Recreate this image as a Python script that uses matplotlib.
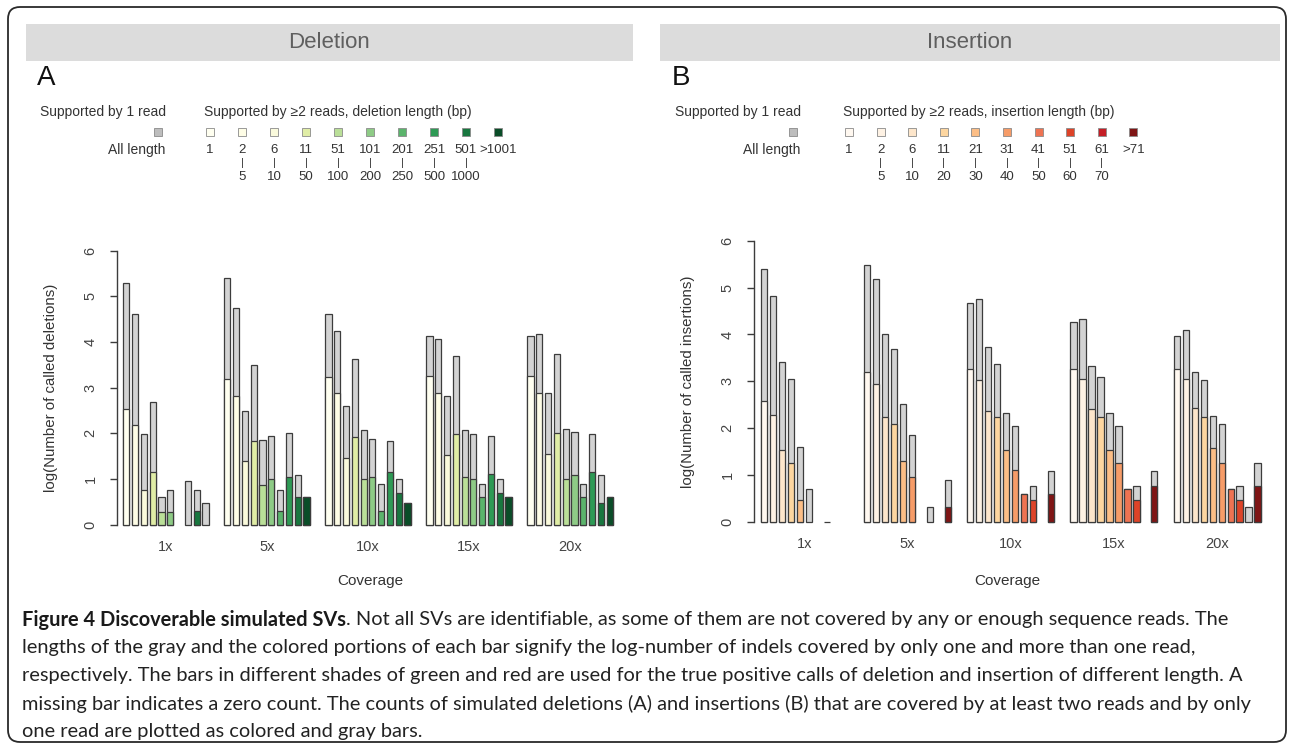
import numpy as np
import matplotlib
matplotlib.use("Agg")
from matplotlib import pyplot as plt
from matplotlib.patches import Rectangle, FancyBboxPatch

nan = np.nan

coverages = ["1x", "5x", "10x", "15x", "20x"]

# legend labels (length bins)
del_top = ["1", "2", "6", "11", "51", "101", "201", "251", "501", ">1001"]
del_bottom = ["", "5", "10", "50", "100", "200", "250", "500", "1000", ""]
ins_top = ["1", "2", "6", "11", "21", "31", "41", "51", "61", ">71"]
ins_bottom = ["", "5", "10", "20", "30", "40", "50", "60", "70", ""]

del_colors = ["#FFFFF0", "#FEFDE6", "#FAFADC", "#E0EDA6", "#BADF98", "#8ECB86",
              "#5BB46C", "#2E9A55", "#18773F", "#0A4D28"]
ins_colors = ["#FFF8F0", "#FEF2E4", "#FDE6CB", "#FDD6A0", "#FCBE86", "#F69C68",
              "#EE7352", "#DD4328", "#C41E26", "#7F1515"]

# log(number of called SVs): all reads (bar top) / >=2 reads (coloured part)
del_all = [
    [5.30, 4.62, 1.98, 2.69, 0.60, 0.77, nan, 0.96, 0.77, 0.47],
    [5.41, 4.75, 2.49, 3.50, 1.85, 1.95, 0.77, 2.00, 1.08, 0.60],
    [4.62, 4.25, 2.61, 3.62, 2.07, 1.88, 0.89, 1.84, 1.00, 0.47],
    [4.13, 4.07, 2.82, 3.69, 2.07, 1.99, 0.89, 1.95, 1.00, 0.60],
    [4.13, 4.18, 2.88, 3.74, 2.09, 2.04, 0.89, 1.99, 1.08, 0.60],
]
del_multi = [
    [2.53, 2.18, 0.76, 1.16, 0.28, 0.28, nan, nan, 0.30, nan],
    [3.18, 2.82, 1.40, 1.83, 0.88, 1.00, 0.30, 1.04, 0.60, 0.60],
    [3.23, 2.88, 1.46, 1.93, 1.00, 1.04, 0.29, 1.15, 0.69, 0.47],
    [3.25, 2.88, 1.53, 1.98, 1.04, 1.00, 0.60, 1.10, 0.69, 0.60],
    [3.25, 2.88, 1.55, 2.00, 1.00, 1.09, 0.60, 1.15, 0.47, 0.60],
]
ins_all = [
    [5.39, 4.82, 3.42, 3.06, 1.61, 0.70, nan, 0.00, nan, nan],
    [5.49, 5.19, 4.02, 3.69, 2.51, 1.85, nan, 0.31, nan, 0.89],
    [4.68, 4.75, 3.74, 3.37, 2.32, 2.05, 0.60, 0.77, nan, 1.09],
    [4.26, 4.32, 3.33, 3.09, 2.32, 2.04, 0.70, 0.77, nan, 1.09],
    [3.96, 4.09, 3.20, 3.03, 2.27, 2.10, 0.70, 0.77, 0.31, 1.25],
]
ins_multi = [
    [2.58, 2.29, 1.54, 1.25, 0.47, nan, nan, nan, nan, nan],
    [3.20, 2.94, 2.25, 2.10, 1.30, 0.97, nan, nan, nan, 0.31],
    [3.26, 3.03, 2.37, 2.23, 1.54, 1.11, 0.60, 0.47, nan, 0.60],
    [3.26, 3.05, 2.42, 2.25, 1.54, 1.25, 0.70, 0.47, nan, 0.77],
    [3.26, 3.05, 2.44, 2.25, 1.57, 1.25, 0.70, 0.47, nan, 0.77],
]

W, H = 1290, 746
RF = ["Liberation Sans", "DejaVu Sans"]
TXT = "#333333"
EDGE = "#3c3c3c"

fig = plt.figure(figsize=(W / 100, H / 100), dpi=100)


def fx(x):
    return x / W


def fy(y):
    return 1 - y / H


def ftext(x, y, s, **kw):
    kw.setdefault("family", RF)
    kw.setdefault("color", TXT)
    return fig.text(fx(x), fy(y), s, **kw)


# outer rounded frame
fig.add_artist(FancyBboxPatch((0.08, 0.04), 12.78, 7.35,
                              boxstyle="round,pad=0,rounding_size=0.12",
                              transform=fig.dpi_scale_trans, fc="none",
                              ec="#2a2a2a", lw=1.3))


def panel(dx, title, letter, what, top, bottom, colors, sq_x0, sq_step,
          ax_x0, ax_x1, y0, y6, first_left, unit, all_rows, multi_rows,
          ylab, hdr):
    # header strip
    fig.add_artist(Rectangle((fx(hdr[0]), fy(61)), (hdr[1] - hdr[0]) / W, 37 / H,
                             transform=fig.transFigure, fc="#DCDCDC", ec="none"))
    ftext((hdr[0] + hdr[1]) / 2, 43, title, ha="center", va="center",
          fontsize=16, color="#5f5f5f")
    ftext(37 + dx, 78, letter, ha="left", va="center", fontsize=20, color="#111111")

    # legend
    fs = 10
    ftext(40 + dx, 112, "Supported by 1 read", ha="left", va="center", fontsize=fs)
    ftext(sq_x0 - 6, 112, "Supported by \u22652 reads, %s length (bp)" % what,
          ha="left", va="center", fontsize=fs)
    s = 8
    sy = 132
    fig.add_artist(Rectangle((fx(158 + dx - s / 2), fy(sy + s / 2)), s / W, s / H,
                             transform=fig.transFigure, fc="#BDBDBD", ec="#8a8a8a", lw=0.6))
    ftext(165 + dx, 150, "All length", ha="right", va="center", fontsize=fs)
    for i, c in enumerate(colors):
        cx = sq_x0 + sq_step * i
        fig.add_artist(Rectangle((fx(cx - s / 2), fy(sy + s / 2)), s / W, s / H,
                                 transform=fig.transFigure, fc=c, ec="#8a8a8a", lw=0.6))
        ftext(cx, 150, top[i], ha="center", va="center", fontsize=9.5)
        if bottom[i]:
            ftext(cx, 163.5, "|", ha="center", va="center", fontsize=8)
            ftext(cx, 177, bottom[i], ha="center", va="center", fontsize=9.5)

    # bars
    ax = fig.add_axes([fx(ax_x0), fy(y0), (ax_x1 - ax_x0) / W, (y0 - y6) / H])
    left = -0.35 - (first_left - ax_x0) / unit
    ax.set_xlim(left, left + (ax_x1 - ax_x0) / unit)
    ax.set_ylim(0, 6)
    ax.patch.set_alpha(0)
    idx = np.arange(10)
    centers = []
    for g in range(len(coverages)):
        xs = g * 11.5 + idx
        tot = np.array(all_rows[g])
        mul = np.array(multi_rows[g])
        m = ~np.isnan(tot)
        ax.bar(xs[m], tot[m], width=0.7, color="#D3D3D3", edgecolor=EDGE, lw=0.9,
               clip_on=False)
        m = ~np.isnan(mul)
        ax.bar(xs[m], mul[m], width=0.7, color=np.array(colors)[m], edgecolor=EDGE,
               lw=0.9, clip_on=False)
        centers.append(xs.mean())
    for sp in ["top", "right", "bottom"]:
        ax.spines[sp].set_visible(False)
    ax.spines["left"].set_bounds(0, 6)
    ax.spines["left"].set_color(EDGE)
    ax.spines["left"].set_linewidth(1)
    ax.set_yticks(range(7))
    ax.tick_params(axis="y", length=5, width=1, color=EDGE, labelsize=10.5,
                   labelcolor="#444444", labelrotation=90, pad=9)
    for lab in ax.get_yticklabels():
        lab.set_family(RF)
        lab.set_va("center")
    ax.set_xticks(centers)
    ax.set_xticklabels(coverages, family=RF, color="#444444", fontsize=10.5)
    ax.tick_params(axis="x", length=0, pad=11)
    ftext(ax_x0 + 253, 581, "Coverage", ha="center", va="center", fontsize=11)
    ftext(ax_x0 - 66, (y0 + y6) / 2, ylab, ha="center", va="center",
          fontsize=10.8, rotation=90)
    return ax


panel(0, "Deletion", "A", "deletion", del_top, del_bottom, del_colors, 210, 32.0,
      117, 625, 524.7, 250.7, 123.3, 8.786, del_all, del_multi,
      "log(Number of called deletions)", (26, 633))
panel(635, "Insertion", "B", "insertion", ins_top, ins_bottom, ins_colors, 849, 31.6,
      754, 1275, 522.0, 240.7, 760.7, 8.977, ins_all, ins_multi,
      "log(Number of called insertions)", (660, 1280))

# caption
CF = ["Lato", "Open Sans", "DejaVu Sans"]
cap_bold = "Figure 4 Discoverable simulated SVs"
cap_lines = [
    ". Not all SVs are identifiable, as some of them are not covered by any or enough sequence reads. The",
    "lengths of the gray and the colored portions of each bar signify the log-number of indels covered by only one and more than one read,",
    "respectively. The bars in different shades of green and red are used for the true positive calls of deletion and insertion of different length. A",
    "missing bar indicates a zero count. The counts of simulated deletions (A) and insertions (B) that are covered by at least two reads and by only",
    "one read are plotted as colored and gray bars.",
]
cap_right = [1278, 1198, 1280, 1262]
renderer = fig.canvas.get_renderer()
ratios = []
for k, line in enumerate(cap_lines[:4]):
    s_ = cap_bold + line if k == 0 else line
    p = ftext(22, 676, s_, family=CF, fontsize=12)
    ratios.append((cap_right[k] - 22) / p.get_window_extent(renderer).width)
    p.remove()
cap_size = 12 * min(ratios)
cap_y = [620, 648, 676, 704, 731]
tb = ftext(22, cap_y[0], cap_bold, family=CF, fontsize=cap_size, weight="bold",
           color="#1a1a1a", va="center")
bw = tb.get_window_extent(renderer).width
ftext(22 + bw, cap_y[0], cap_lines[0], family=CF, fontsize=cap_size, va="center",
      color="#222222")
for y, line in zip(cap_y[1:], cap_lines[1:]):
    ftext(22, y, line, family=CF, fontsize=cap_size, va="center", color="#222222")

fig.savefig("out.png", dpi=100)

....

• _Required task_: Gather each line in the data that holds the string "matplotlib".

• _Written response_:
Recreate this image as a Python script that uses matplotlib.
import matplotlib
matplotlib.use("Agg")
from matplotlib import pyplot as plt
from matplotlib.patches import Rectangle, FancyBboxPatch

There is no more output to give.